**What the exercise asks**
Below are the records. List every line holding the word "chart".

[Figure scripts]
/---
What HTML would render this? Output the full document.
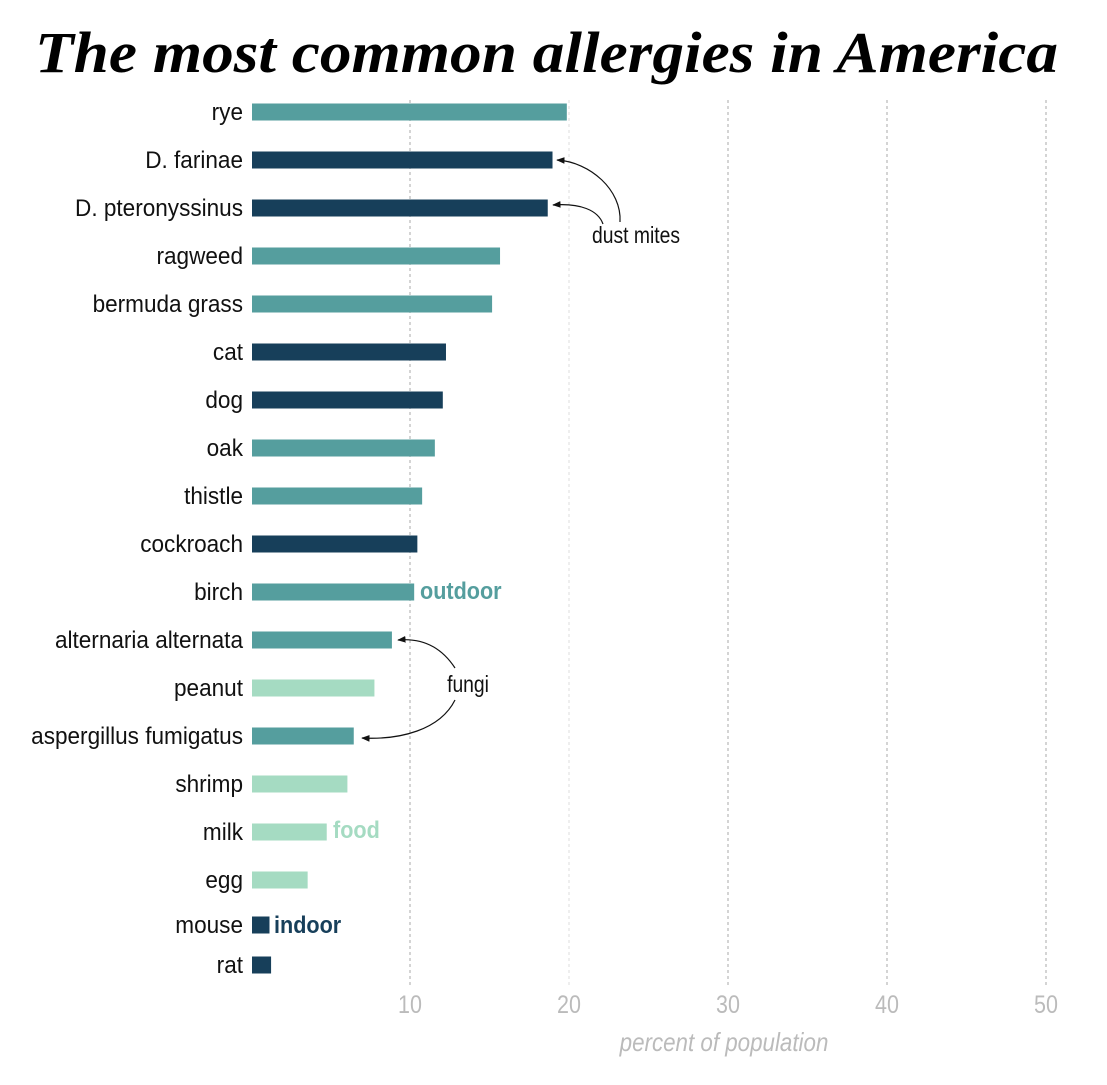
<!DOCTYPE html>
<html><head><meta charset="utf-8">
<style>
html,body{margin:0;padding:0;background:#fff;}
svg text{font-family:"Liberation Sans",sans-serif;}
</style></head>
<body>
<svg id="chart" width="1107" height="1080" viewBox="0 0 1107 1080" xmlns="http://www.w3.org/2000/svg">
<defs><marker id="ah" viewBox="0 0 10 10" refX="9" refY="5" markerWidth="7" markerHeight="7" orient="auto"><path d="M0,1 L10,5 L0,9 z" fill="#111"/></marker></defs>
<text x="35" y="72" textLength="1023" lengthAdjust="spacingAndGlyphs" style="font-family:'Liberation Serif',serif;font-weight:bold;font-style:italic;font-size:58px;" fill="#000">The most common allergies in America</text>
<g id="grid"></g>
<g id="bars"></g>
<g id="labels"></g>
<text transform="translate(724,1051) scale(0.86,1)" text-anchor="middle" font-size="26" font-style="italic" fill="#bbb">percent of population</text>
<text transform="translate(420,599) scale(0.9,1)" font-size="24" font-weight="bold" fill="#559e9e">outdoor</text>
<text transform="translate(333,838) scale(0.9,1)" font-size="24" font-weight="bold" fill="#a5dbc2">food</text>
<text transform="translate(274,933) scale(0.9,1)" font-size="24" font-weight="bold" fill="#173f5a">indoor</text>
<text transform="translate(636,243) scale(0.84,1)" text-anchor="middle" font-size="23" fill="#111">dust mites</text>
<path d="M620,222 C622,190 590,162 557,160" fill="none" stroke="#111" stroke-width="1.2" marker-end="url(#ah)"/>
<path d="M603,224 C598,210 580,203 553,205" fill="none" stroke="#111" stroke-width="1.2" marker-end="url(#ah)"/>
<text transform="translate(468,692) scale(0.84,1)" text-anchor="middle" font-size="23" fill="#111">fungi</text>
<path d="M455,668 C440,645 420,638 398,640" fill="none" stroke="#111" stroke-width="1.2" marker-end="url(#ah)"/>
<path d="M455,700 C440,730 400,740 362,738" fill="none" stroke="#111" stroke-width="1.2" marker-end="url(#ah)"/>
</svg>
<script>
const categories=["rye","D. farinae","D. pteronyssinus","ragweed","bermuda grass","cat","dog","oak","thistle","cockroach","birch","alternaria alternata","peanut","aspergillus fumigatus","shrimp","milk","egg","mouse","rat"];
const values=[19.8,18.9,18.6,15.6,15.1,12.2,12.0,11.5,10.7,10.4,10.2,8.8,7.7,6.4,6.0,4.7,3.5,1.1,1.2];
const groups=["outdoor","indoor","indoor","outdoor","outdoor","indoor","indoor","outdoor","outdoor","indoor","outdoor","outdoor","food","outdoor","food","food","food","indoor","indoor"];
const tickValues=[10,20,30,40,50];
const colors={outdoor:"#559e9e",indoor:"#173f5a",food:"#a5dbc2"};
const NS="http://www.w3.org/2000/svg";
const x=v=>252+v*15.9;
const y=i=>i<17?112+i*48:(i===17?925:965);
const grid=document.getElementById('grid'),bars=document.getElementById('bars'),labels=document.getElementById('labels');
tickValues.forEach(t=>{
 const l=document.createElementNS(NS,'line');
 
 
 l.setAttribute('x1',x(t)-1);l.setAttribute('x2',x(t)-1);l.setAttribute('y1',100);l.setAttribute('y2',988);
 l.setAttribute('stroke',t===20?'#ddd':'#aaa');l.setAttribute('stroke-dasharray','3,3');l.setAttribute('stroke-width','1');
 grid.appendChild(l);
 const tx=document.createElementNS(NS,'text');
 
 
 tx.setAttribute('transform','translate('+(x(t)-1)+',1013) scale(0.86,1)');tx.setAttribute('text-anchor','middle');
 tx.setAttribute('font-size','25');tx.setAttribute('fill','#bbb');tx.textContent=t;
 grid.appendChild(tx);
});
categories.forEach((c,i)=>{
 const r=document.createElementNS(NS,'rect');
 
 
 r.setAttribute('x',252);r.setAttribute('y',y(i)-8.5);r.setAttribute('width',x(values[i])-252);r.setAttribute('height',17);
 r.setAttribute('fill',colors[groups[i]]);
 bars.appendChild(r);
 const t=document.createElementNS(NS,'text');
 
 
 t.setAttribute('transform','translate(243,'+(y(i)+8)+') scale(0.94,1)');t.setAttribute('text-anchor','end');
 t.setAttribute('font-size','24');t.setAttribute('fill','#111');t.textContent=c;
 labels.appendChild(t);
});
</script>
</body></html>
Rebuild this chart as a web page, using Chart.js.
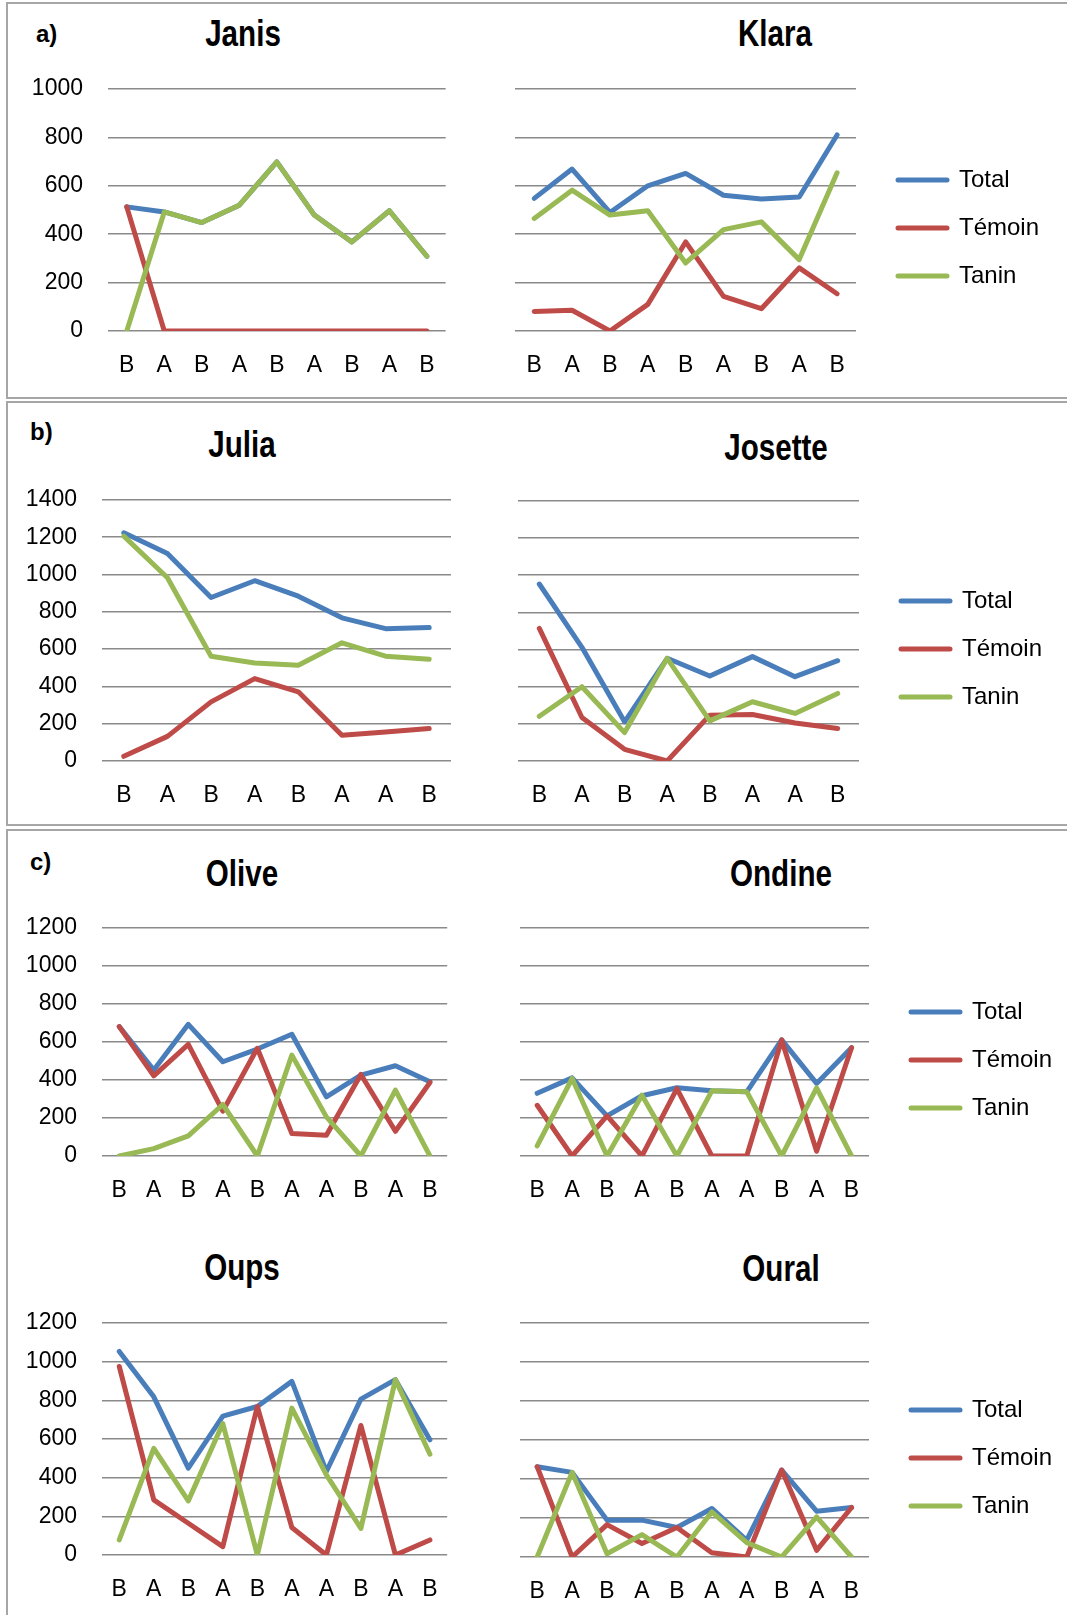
\---
**Response to this task**
<svg id="chart" width="1107" height="1080" viewBox="0 0 1107 1080" xmlns="http://www.w3.org/2000/svg">
Rebuild this chart as a web page, using Chart.js.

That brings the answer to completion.